* _RECORDS TO PROCESS_
━━━━━━━━━━━━━━━━
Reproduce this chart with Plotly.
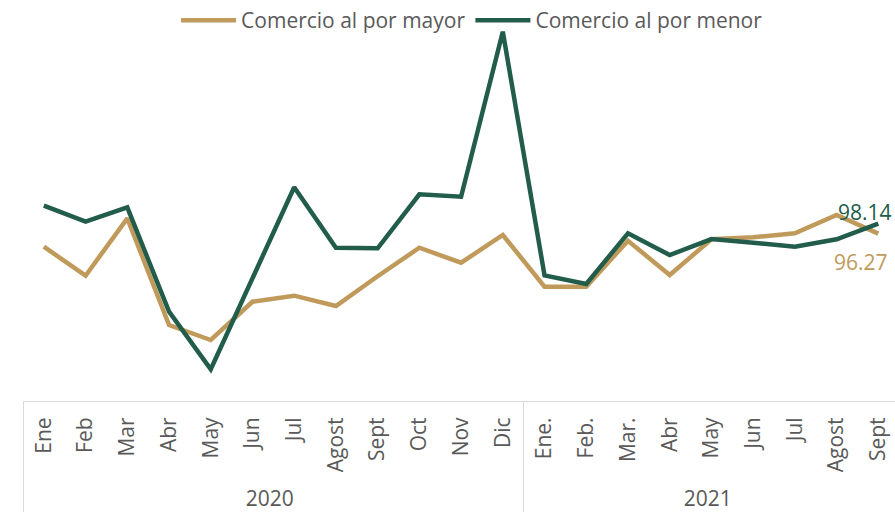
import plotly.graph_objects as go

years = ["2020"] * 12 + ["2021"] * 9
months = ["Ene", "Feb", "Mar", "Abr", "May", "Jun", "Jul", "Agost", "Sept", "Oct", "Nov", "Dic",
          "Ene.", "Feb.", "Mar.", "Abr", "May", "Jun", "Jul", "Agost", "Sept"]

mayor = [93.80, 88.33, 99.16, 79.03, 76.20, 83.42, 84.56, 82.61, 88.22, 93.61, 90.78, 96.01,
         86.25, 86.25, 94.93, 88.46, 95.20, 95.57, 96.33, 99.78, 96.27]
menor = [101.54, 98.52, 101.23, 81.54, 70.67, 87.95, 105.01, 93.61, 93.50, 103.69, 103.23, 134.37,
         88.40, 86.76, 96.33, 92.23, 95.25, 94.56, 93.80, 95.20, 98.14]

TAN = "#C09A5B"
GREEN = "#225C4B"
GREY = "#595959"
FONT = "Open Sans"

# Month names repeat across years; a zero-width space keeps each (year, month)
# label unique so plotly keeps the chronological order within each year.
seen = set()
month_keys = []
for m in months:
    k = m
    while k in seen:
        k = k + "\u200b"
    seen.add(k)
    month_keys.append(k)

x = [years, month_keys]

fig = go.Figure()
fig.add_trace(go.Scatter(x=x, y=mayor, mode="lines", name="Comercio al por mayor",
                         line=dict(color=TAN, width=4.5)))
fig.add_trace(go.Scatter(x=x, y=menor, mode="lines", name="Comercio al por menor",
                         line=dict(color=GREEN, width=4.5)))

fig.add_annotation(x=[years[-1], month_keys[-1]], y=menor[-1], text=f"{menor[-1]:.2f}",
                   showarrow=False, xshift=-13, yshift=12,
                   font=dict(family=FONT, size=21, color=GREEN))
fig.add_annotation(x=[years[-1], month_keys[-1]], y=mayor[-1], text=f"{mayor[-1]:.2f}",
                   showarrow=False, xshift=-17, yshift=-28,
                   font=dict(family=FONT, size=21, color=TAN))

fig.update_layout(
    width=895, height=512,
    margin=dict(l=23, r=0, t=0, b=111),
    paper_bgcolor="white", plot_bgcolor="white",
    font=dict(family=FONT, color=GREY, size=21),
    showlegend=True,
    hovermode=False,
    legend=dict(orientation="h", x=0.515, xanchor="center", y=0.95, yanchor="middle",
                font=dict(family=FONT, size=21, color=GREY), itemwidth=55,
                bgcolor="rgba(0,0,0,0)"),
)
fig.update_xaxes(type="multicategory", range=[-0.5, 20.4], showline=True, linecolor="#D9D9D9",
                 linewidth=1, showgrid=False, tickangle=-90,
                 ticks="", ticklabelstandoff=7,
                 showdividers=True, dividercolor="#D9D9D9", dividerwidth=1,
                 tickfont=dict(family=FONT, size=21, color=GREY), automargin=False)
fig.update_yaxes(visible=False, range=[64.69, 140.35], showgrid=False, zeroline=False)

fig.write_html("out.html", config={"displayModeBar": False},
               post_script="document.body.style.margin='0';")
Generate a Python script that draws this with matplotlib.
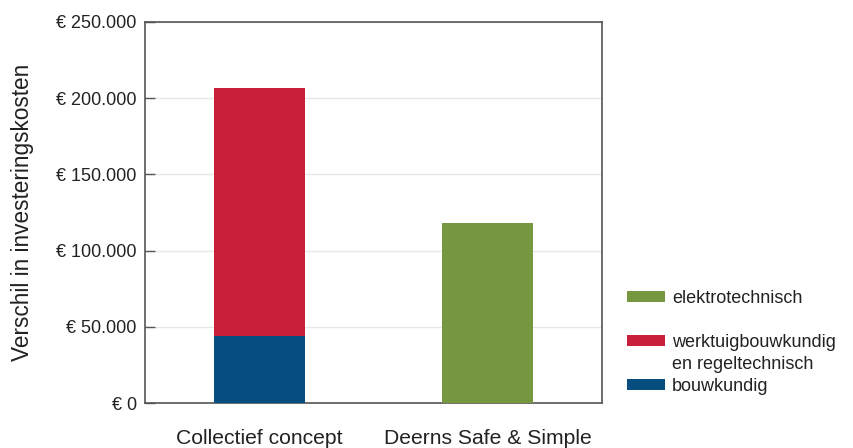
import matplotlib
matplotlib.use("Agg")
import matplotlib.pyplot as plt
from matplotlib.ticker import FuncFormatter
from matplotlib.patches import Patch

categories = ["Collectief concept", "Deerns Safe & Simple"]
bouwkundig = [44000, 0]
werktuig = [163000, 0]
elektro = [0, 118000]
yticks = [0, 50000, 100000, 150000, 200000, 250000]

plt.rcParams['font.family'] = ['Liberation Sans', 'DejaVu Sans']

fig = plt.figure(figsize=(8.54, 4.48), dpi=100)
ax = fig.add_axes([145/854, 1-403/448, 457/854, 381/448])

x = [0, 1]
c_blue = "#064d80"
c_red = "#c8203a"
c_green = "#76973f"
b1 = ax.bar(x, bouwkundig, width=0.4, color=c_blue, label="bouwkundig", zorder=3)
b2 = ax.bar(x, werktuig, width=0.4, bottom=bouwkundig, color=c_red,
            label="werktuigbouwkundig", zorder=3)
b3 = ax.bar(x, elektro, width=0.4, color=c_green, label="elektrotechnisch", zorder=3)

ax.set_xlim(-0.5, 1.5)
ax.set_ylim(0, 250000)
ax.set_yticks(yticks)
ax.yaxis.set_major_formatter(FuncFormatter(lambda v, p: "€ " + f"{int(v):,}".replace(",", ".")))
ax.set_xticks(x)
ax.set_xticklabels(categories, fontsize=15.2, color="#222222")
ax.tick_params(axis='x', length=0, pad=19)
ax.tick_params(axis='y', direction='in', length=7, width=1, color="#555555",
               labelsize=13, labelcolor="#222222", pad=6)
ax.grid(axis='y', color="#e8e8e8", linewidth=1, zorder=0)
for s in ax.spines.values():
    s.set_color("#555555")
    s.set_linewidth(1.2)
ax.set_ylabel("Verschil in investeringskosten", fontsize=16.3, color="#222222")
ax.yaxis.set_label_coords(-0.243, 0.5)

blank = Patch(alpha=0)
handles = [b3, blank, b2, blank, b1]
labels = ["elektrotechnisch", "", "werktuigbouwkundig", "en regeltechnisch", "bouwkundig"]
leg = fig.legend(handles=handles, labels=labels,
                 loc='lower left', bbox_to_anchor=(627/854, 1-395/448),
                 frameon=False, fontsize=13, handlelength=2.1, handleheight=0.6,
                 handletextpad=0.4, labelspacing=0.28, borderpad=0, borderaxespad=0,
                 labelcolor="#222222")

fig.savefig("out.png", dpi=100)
━━━━━━━━━━━━━━━━
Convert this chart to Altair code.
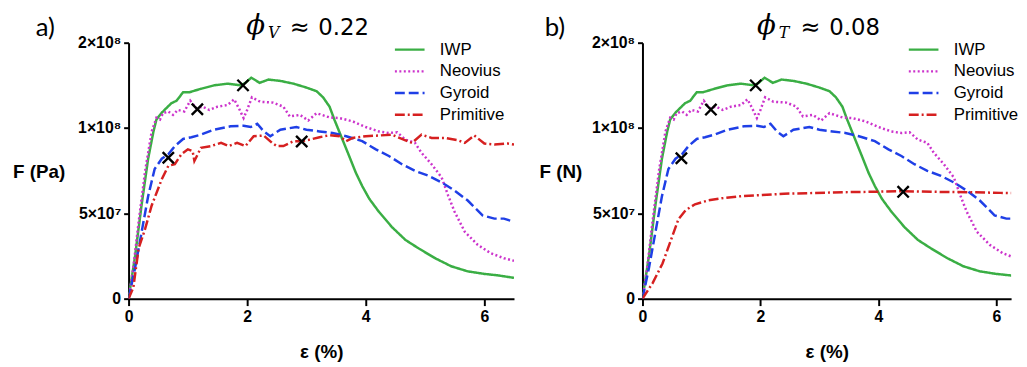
━━━━━━━━━━━━━━━━
* _TASK DESCRIPTION_
Check each line of the records for "matplotlib" and copy the ones that contain it.

* _TASK RESULT_
Generate a Python script that draws this with matplotlib.
import matplotlib
matplotlib.use("Agg")
import matplotlib.pyplot as plt
from matplotlib.ticker import FuncFormatter
from matplotlib.patches import Patch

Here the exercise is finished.